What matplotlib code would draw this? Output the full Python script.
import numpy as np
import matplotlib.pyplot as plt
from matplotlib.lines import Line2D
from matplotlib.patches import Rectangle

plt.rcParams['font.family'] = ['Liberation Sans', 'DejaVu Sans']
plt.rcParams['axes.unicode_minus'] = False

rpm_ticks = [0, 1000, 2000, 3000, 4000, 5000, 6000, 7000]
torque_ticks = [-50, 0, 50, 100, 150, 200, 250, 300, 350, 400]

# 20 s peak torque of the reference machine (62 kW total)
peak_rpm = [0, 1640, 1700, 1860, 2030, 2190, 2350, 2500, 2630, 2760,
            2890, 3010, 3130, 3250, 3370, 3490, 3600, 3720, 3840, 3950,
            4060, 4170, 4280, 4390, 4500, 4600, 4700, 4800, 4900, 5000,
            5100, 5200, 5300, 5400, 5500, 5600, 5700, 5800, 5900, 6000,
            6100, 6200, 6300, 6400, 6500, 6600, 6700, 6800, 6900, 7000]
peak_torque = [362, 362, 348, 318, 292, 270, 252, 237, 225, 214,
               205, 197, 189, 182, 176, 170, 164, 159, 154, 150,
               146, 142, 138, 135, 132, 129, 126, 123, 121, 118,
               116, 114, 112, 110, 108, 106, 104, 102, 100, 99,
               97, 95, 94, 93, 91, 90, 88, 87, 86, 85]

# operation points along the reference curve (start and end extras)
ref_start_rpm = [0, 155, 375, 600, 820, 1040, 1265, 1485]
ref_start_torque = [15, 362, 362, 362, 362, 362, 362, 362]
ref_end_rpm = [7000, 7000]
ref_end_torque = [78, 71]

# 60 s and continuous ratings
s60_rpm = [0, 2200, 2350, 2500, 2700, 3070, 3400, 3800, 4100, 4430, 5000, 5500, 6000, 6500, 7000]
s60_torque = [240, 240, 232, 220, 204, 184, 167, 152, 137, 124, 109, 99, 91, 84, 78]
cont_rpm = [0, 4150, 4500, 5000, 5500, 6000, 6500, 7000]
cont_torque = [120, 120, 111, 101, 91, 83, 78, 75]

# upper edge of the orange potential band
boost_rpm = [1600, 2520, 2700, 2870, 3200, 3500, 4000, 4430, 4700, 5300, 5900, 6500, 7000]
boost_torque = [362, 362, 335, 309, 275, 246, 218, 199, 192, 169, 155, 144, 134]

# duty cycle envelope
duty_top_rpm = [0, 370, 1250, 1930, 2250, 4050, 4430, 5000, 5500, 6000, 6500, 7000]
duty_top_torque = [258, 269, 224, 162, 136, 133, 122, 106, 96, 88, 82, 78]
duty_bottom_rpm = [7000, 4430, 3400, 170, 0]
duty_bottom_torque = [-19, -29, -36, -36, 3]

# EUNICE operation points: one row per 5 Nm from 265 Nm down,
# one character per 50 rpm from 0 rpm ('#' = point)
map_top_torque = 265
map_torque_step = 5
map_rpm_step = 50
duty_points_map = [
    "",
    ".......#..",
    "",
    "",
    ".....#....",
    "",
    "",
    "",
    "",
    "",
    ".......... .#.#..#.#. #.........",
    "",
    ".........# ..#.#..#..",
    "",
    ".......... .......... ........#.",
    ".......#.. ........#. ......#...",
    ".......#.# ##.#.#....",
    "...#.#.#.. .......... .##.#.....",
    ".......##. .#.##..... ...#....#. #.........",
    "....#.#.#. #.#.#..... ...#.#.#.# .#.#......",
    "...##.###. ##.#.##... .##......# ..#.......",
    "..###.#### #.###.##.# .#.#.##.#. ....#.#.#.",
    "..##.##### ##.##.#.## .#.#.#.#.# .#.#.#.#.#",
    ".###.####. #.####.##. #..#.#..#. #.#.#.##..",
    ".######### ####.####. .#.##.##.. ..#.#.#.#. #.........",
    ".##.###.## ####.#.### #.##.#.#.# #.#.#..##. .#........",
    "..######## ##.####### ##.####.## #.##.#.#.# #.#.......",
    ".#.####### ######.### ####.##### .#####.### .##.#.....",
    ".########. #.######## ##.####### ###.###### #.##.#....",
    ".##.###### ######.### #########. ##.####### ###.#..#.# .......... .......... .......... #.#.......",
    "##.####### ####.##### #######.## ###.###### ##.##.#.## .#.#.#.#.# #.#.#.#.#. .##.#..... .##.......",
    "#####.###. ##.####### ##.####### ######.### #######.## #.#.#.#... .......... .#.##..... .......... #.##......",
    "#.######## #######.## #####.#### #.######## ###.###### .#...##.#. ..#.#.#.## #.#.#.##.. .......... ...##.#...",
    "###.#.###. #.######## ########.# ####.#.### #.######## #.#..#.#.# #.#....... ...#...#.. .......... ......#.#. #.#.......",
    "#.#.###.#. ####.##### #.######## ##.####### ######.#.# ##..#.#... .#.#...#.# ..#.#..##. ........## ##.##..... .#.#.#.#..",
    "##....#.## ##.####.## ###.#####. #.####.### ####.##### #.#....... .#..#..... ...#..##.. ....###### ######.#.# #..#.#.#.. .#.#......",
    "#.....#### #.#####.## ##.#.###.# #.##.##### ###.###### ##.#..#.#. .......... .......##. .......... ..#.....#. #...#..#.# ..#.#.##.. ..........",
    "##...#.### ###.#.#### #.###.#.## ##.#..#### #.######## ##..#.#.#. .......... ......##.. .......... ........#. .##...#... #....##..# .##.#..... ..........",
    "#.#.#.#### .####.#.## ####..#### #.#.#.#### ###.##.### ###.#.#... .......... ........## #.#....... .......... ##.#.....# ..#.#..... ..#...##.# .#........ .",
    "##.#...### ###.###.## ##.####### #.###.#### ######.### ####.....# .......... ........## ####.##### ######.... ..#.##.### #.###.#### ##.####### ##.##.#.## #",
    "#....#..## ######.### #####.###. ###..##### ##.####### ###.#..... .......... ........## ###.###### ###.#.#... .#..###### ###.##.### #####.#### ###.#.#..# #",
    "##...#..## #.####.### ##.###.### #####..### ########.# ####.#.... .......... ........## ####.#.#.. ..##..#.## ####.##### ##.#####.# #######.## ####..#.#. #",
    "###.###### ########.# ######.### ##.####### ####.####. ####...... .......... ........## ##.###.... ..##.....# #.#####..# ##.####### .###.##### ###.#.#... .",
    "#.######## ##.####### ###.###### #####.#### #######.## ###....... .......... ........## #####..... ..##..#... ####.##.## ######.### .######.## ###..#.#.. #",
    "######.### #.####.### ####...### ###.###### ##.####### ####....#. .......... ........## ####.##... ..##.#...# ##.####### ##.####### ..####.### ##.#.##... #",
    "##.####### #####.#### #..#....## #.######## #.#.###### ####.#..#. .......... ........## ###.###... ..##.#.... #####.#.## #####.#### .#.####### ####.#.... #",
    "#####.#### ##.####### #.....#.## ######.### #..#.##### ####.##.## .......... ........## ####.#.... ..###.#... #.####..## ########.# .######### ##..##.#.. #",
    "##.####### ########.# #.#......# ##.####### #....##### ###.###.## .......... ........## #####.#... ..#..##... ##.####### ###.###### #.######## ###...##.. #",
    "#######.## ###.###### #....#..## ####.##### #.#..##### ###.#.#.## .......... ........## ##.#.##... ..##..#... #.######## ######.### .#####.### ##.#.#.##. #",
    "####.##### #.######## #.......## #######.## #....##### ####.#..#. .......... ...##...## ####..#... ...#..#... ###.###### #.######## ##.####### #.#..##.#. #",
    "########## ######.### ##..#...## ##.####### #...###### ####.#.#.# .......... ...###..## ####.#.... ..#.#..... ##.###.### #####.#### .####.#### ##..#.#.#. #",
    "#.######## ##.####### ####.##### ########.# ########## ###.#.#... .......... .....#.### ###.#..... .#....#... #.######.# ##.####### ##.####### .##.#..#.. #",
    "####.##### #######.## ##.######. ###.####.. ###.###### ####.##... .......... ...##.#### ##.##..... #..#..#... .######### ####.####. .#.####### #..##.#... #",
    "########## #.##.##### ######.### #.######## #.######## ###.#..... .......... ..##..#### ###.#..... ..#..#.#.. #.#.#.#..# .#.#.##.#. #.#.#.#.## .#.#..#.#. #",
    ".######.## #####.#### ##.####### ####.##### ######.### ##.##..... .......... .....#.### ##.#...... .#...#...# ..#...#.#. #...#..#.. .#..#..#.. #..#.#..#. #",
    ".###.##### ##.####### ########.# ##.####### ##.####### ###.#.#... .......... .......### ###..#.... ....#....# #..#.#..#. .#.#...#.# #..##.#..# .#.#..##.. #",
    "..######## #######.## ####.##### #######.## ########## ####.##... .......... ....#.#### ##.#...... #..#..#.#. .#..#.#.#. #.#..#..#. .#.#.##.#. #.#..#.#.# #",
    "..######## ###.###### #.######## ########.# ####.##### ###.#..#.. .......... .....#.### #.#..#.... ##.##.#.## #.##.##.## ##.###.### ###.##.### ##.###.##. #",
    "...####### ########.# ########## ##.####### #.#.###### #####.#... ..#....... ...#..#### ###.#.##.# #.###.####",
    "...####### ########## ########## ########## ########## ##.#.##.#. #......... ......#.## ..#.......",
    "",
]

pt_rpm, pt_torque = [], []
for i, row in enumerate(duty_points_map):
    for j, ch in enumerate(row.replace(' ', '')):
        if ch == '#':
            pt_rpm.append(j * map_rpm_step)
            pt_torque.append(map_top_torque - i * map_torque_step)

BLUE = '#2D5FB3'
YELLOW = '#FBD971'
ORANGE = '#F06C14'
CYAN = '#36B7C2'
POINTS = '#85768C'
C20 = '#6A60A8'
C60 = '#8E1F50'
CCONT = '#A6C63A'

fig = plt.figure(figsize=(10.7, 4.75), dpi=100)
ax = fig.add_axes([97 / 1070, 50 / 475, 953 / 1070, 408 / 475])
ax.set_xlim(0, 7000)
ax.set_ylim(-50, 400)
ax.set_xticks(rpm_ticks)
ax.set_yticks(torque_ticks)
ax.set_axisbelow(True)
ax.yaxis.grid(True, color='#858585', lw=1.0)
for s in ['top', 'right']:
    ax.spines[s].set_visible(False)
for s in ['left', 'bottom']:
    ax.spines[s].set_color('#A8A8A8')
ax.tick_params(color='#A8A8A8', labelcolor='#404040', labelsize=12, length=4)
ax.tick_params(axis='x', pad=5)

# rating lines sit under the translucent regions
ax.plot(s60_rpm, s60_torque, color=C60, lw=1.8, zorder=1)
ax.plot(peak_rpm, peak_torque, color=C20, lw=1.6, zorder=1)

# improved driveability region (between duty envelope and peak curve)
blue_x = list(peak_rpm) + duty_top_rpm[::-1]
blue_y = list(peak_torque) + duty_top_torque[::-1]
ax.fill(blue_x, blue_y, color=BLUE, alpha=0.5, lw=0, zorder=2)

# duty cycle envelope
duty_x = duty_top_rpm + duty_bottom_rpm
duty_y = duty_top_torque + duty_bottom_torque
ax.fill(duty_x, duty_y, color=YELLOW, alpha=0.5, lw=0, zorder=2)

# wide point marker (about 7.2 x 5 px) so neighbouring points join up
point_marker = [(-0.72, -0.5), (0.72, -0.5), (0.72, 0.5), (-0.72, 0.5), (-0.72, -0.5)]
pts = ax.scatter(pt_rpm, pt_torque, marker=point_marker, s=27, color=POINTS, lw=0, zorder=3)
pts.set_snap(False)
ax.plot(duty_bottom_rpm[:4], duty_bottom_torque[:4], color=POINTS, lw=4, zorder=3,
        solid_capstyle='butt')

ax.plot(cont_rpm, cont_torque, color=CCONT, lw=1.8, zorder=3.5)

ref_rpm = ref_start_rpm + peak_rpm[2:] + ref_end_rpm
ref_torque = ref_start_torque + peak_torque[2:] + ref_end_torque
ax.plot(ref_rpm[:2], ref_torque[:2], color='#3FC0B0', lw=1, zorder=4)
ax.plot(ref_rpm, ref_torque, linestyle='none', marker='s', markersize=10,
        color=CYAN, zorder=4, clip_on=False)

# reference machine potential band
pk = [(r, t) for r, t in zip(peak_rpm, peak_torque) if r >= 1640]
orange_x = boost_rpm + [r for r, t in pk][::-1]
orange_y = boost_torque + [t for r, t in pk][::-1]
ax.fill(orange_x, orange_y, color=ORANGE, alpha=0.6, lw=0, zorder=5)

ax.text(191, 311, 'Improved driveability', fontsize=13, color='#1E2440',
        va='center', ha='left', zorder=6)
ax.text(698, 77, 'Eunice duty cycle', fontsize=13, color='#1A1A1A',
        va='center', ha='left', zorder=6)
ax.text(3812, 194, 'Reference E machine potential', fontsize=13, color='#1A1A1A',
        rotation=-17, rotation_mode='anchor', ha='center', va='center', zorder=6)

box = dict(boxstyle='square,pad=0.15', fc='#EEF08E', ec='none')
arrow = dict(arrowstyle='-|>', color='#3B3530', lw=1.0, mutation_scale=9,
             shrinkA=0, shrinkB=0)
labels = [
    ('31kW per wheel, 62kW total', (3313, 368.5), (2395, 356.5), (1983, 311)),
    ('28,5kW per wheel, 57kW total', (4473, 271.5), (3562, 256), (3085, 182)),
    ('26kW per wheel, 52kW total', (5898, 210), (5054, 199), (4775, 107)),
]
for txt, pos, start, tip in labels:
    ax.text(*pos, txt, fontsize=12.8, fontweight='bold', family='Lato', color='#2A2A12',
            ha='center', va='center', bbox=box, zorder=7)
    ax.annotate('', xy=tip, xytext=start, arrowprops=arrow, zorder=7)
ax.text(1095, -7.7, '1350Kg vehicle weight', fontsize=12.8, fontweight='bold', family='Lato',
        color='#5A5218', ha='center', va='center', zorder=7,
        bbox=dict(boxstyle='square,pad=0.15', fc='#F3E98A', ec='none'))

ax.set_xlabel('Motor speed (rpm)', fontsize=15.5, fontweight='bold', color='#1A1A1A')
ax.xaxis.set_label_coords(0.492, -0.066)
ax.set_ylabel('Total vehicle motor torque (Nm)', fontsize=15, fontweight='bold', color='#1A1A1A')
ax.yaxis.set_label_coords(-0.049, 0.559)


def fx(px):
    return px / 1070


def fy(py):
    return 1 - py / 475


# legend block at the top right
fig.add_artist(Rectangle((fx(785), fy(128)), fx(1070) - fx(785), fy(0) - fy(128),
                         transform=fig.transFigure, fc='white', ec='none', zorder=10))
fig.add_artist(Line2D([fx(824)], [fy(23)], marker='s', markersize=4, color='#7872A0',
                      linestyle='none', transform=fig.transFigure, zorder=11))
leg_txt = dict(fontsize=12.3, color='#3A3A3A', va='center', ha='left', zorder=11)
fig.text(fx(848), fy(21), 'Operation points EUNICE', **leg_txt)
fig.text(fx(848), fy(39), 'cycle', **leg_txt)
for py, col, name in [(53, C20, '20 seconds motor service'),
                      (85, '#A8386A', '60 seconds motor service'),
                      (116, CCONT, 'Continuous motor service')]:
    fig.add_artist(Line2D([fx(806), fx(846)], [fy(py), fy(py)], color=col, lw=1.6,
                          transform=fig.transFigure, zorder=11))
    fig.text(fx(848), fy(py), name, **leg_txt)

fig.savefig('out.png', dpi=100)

════════════════

EXERCISE GOAL: Quote exactly the stretch of lines above that starts at the first one and ends at the line with "300, 350, 400]", and nothing beyond it.

REPLY:
What matplotlib code would draw this? Output the full Python script.
import numpy as np
import matplotlib.pyplot as plt
from matplotlib.lines import Line2D
from matplotlib.patches import Rectangle

plt.rcParams['font.family'] = ['Liberation Sans', 'DejaVu Sans']
plt.rcParams['axes.unicode_minus'] = False

rpm_ticks = [0, 1000, 2000, 3000, 4000, 5000, 6000, 7000]
torque_ticks = [-50, 0, 50, 100, 150, 200, 250, 300, 350, 400]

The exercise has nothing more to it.